Similarly, there is an odd sense of ownership of Supreme Court seats. People seem to think we should honor Ruth Bader Ginsberg's wish that her seat not be filled until after the election. There are a ton of very good reasons to not fill the seat quickly: recent past precedent (Scalia's replacement), lack of time to do a thorough vetting, and an ongoing pandemic creating the need for focusing on helping economic and medical victims all come immediately to mind. The idea that the seat is a feudal inheritance that the current occupant has any control over how it is filled in the future is not a good thing for the health of the republic.
Finally, the fact that covering pre-existing conditions is coming back up to the court, one more time, suggests that judicial rulings are becoming deeply unserious. The US has an insurance system that is based on churn as people change jobs many times over their careers, often without a whole lot of choice. Prices are opaque and systematically higher for people without insurance (the system is not set up for negotiation). Covering pre-existing conditions is simply a prerequisite for having the system function at all. That a seat flipping could credibly threaten this act, twelve years after it passed and after repeated judicial review, is . . . well, hard to credit is the nice way to say this.

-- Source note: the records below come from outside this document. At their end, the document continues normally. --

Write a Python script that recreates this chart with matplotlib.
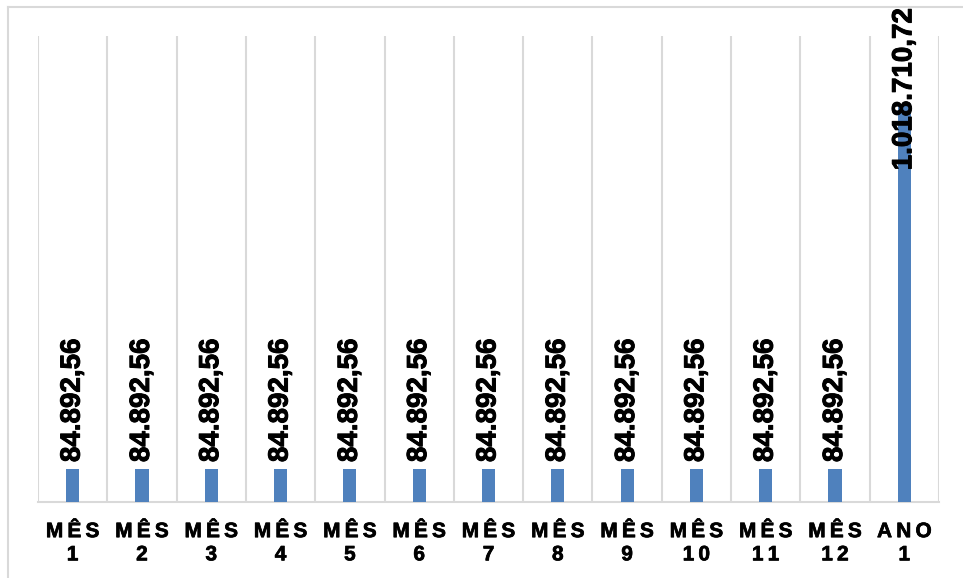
import matplotlib
matplotlib.use("Agg")
import matplotlib.pyplot as plt
import matplotlib.patheffects as pe
from matplotlib.lines import Line2D

plt.rcParams['font.family'] = ['Liberation Sans', 'DejaVu Sans']

# dados
categorias = ["MÊS\n1", "MÊS\n2", "MÊS\n3", "MÊS\n4", "MÊS\n5", "MÊS\n6",
              "MÊS\n7", "MÊS\n8", "MÊS\n9", "MÊS\n10", "MÊS\n11", "MÊS\n12",
              "ANO\n1"]
valores = [84892.56, 84892.56, 84892.56, 84892.56, 84892.56, 84892.56,
           84892.56, 84892.56, 84892.56, 84892.56, 84892.56, 84892.56,
           1018710.72]

AZUL = '#4F81BD'
CINZA = '#D9D9D9'
negrito = [pe.withStroke(linewidth=0.7, foreground='black')]


def fmt_br(v):
    s = f"{v:,.2f}"
    return s.replace(",", "X").replace(".", ",").replace("X", ".")


def espacar(txt):
    # letras espaçadas como no Excel
    linhas = txt.split("\n")
    return "\n".join("\u2009".join(l) for l in linhas)


fig = plt.figure(figsize=(9.63, 5.78), dpi=100)
ax = fig.add_axes([38 / 963, 1 - 502 / 578, (939 - 38) / 963, (502 - 36) / 578])

x = list(range(len(categorias)))
ax.bar(x, valores, width=0.19, color=AZUL, zorder=3)

ax.set_xlim(-0.5, len(categorias) - 0.5)
ax.set_ylim(0, 1200000)
ax.set_yticks([])

# linhas de grade verticais entre categorias
for b in range(len(categorias) + 1):
    ax.axvline(b - 0.5, color=CINZA, lw=1.5, zorder=1)

for s in ['top', 'right', 'left']:
    ax.spines[s].set_visible(False)
ax.spines['bottom'].set_color(CINZA)
ax.spines['bottom'].set_linewidth(1.5)

ax.set_xticks(x)
ax.set_xticklabels([espacar(c) for c in categorias], fontsize=15,
                   fontweight='bold', linespacing=1.28)
for t in ax.get_xticklabels():
    t.set_path_effects([pe.withStroke(linewidth=0.5, foreground='black')])
ax.tick_params(axis='x', length=0, pad=14.5)

# rótulos de dados
for i, v in enumerate(valores):
    off = 5 if v < 500000 else -46
    ax.annotate(fmt_br(v), (i, v), xytext=(0, off), textcoords='offset points',
                rotation=90, ha='center', va='bottom', fontsize=20,
                fontweight='bold', zorder=4, annotation_clip=False,
                path_effects=negrito)

# borda da área do gráfico
fig.add_artist(Line2D([8 / 963, 8 / 963], [0, 1 - 7 / 578], color=CINZA, lw=1.5,
                      transform=fig.transFigure))
fig.add_artist(Line2D([8 / 963, 1], [1 - 7 / 578, 1 - 7 / 578], color=CINZA, lw=1.5,
                      transform=fig.transFigure))

fig.savefig("out.png", dpi=100)
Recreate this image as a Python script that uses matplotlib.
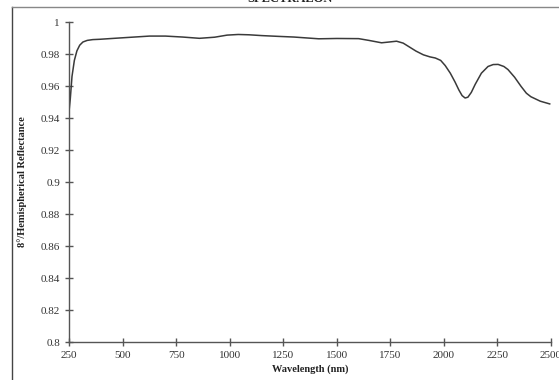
import matplotlib
matplotlib.use("Agg")
import matplotlib.pyplot as plt
from matplotlib.lines import Line2D

wavelength = [250, 256, 264, 275, 287, 300, 315, 335, 361, 394, 450, 520, 626, 700, 780, 859,
              930, 988, 1040, 1091, 1150, 1230, 1300, 1416, 1500, 1602, 1650, 1709, 1745, 1779,
              1810, 1834, 1870, 1904, 1935, 1960, 1985, 2006, 2030, 2052, 2070, 2085, 2099,
              2112, 2128, 2146, 2175, 2206, 2230, 2253, 2280, 2299, 2330, 2360, 2385, 2406,
              2450, 2494]
reflectance = [0.944, 0.952, 0.966, 0.976, 0.982, 0.9855, 0.9875, 0.9885, 0.989, 0.9892, 0.9897,
               0.9903, 0.9912, 0.9912, 0.9906, 0.9898, 0.9905, 0.9918, 0.9922, 0.9920, 0.9915,
               0.9910, 0.9906, 0.9895, 0.9897, 0.9896, 0.9885, 0.9870, 0.9875, 0.9880, 0.9868,
               0.9848, 0.9818, 0.9795, 0.9782, 0.9775, 0.9760, 0.9728, 0.9680, 0.9625, 0.9575,
               0.9540, 0.9525, 0.9530, 0.9560, 0.9610, 0.9680, 0.9722, 0.9734, 0.9735, 0.9722,
               0.9703, 0.9655, 0.9598, 0.9555, 0.9533, 0.9505, 0.9488]

xticks = [250, 500, 750, 1000, 1250, 1500, 1750, 2000, 2250, 2500]
yticks = [0.8, 0.82, 0.84, 0.86, 0.88, 0.9, 0.92, 0.94, 0.96, 0.98, 1.0]
ytick_labels = ["0.8", "0.82", "0.84", "0.86", "0.88", "0.9", "0.92", "0.94", "0.96", "0.98", "1"]

fig = plt.figure(figsize=(5.59, 3.80), dpi=100)
ax = fig.add_axes([69/559, 38/380, (551-69)/559, (342-22)/380])

ax.plot(wavelength, reflectance, color="#3a3a3a", lw=1.1)
ax.set_xlim(250, 2500)
ax.set_ylim(0.8, 1.0)
ax.set_xticks(xticks)
ax.set_yticks(yticks)
ax.set_yticklabels(ytick_labels)
for s in ["top", "right"]:
    ax.spines[s].set_visible(False)
for s in ["left", "bottom"]:
    ax.spines[s].set_color("#555555")
    ax.spines[s].set_linewidth(1.0)
ax.tick_params(direction="inout", length=6, width=1.0, color="#555555",
               labelsize=8, labelcolor="#333333")
for lbl in ax.get_xticklabels() + ax.get_yticklabels():
    lbl.set_family("Liberation Serif")

ax.set_xlabel("Wavelength (nm)", family="Liberation Serif", fontweight="bold",
              fontsize=7.5, color="#222222", labelpad=3)
ax.set_ylabel("8°/Hemispherical Reflectance", family="Liberation Serif", fontweight="bold",
              fontsize=7.5, color="#222222", labelpad=10)

# page frame
fig.add_artist(Line2D([12/559, 12/559], [0, 1 - 7/380], color="#444444", lw=1.0,
                      transform=fig.transFigure))
fig.add_artist(Line2D([12/559, 1], [1 - 7/380, 1 - 7/380], color="#888888", lw=1.0,
                      transform=fig.transFigure))
fig.text(290/559, 1 + 1/380, "SPECTRALON", ha="center", va="center",
         family="Liberation Serif", fontweight="bold", fontsize=9, color="#222222")

fig.savefig("out.png", dpi=100)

Another easy litmus test. As a Canadian, I cannot name a single Supreme Court justice. I kind of remember the chief justice if I really think about it. I can name every single US justice, and give a quick summary of their politics. I worry that the politicization of the court will end in tears.
Another sign of the process being broken is noted here.
Amy Barrett is a former law professor and sitting judge. She does not have any idea about whether Medicare and social security are constitutional? Not hedging and saying that she is unaware of any grounds on which they could be. What is the point of the hearing if the justice is completely ignorant (or pretends to be ignorant) on law and policy? Not even to comment on the grounds on which these laws are currently based? What did she teach students? There are laws and nobody can tell if they are compatible with the constitution nor have I read any precedent?